When agencies eventually win new business, they often assign new client work to existing staff rather than building a more tailored talent base, simply because that’s who they have.

  1. The Investment Freeze: Growth Takes a Backseat

When agencies rely on speculative revenue, they often find themselves unable to invest in meaningful growth initiatives. Expansion plans, training programs, new technology, and talent acquisition all get put on hold due to uncertainty. Instead of proactively building for the future, agencies operate in survival mode, unable to allocate resources confidently.

This stagnation puts them at a competitive disadvantage, as other agencies with more secure financial models can make strategic investments that drive innovation and efficiency. The inability to invest means an agency risks falling behind, both in capability and reputation.

  1. Winning New Business Becomes a ‘Phew’ Instead of a ‘Woohoo’

In a financially stable agency, winning new business is an exciting event that sparks celebration and strategic planning. However, when an agency relies on new business just to stay afloat or meet existing promises, each win feels more like a sigh of relief than a true victory. Instead of celebrating growth, teams are merely patching financial holes, perpetuating a cycle of stress and uncertainty.

This mindset erodes company culture and employee morale, turning what should be a moment of triumph into just another temporary fix to a long-standing financial problem.

A Smarter Approach: Forecasting with Caution

To mitigate these risks, agencies should adopt a more strategic approach to financial planning:

  1. Implement a One-Time Reset & Base Budgets on Secured Revenue

For agencies stuck in the cycle of forecasting unreasonable new business revenue, conduct a one-time financial reset by aligning budgets with the lowest base of anticipated revenue, eliminating reliance on speculative income, and reassessing expenses to reflect actual financial health.

  1. Define a Reasonable Margin vs. Chasing Outdated Industry Standards

Normalise profitability based on your agency’s unique costs, value proposition, investment plans, and market conditions rather than against rigid industry benchmarks that may no longer be relevant.

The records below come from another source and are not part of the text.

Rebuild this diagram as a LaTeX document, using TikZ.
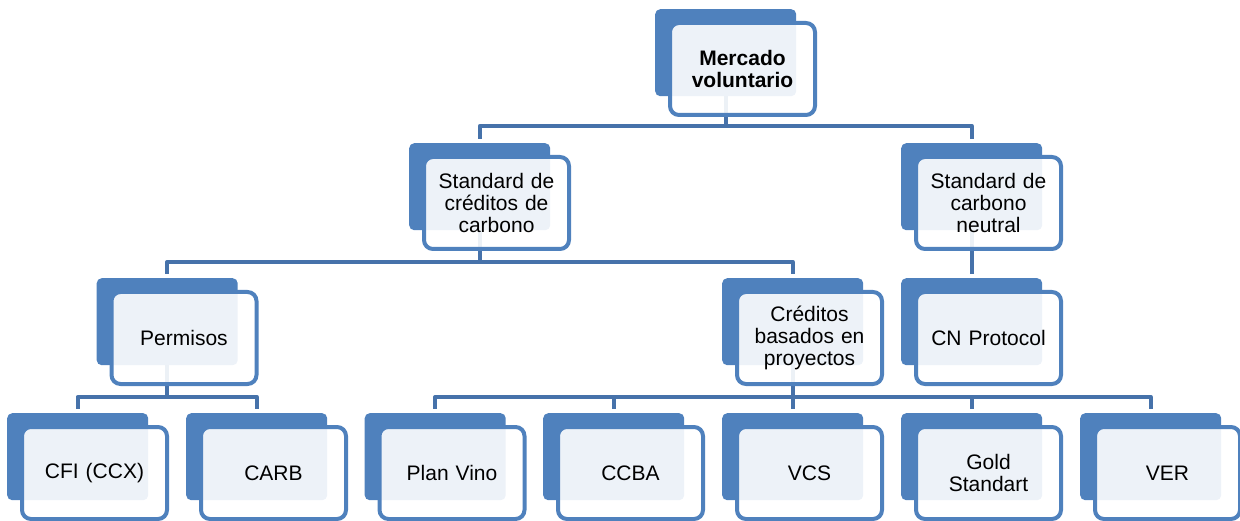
\documentclass[tikz,border=0pt]{standalone}
\usepackage{fontspec}
\setmainfont{Liberation Sans}
\usetikzlibrary{backgrounds}
\definecolor{boxblue}{HTML}{4F81BD}
\definecolor{linkblue}{HTML}{4672AA}
\tikzset{
 backbox/.style={draw=none, fill=boxblue, rounded corners=5pt, minimum width=141pt, minimum height=87pt, inner sep=0pt, anchor=north west},
 frontbox/.style={draw=boxblue, line width=4pt, fill=white, fill opacity=0.9, text opacity=1, rounded corners=9pt, minimum width=145pt, minimum height=92pt, inner sep=2pt, anchor=north west, align=center, text width=141pt, font=\fontsize{21}{21.7}\selectfont},
 conn/.style={draw=linkblue, line width=4pt, line join=round}
}
\newcommand{\tnode}[4]{%
 \node[backbox] (#1b) at (#2,#3) {};
 \node[frontbox] (#1) at (#2+13,#3+12) {#4};
}
\begin{document}
\begin{tikzpicture}[x=1pt,y=-1pt]
\useasboundingbox (0,0) rectangle (1240,521);
\tnode{top}{655}{9}{\textbf{Mercado}\\\textbf{voluntario}}
\tnode{scc}{409}{143}{Standard de\\créditos de\\carbono}
\tnode{scn}{901}{143}{Standard de\\carbono\\neutral}
\tnode{perm}{96.5}{278}{Permisos}
\tnode{cbp}{722}{278}{Créditos\\basados en\\proyectos}
\tnode{cnp}{901}{278}{CN Protocol}
\tnode{cfi}{7}{413}{CFI (CCX)}
\tnode{carb}{186}{413}{CARB}
\tnode{pv}{364.5}{413}{Plan Vino}
\tnode{ccba}{543}{413}{CCBA}
\tnode{vcs}{722}{413}{VCS}
\tnode{gold}{901}{413}{Gold\\Standart}
\tnode{ver}{1080}{413}{VER}
\coordinate (m1) at (0,126);
\coordinate (m2) at (0,262);
\coordinate (m3) at (0,397);
\begin{pgfonlayer}{background}
\draw[conn] (topb.south) -- (topb.south |- m1) -| ([yshift=4pt]sccb.north);
\draw[conn] (topb.south) -- (topb.south |- m1) -| ([yshift=4pt]scnb.north);
\draw[conn] (sccb.south) -- (sccb.south |- m2) -| ([yshift=4pt]permb.north);
\draw[conn] (sccb.south) -- (sccb.south |- m2) -| ([yshift=4pt]cbpb.north);
\draw[conn] (scnb.south) -- ([yshift=4pt]cnpb.north);
\draw[conn] (permb.south) -- (permb.south |- m3) -| ([yshift=4pt]cfib.north);
\draw[conn] (permb.south) -- (permb.south |- m3) -| ([yshift=4pt]carbb.north);
\draw[conn] (cbpb.south) -- (cbpb.south |- m3) -| ([yshift=4pt]pvb.north);
\draw[conn] (cbpb.south) -- (cbpb.south |- m3) -| ([yshift=4pt]ccbab.north);
\draw[conn] (cbpb.south) -- ([yshift=4pt]vcsb.north);
\draw[conn] (cbpb.south) -- (cbpb.south |- m3) -| ([yshift=4pt]goldb.north);
\draw[conn] (cbpb.south) -- (cbpb.south |- m3) -| ([yshift=4pt]verb.north);
\end{pgfonlayer}
\end{tikzpicture}
\end{document}
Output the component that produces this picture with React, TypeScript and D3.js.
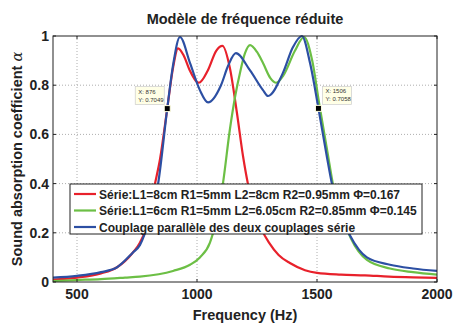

  1. Assess What You Pitch

Ensure alignment between the client’s brand and yours, the potential for great work, the quality of revenue, and your agency’s ability to deliver the desired outcome. If you don’t score high on these metrics, don’t pitch.

  1. Eliminate the Waste

Cut legacy costs that hinder investment and drive the need for speculative revenue forecasting—we all know they exist.

  1. Scenario Plan

Model various financial scenarios, including worst-case situations, to ensure resilience instead of assuming new business will materialise.

  1. Price Services Based on Value, Not Desperation

Establish pricing models that reflect the true value of delivering work rather than relying on new business to compensate for underpriced contracts. Ensure you can walk away from bad pricing.

  1. Invest with Intent: Balance Growth and Financial Stability

Differentiate between growth investments and essential operational expenses. Prioritise financial stability by funding core operations with secured revenue and invest in growth as genuine margin sacrifice.

  1. Track Conversion Rates and Win Probabilities

If forecasting is necessary, base projections on conservative historical project/win rates rather than overly optimistic expectations, and measure historical conversion of new revenue to margin.

What to do next?

While ambition and optimism drive the advertising industry, financial planning should be rooted in realism. Forecasting new business revenue leads to poor pricing decisions, premature spending, overextended resources, and a lack of financial discipline. Agencies that ground their financial strategies in actual revenue, rather than speculative wins, are better positioned for sustainable growth and long-term success. The key is balancing optimism with financial prudence—ensuring that growth is driven by secured revenue, not just hopeful projections.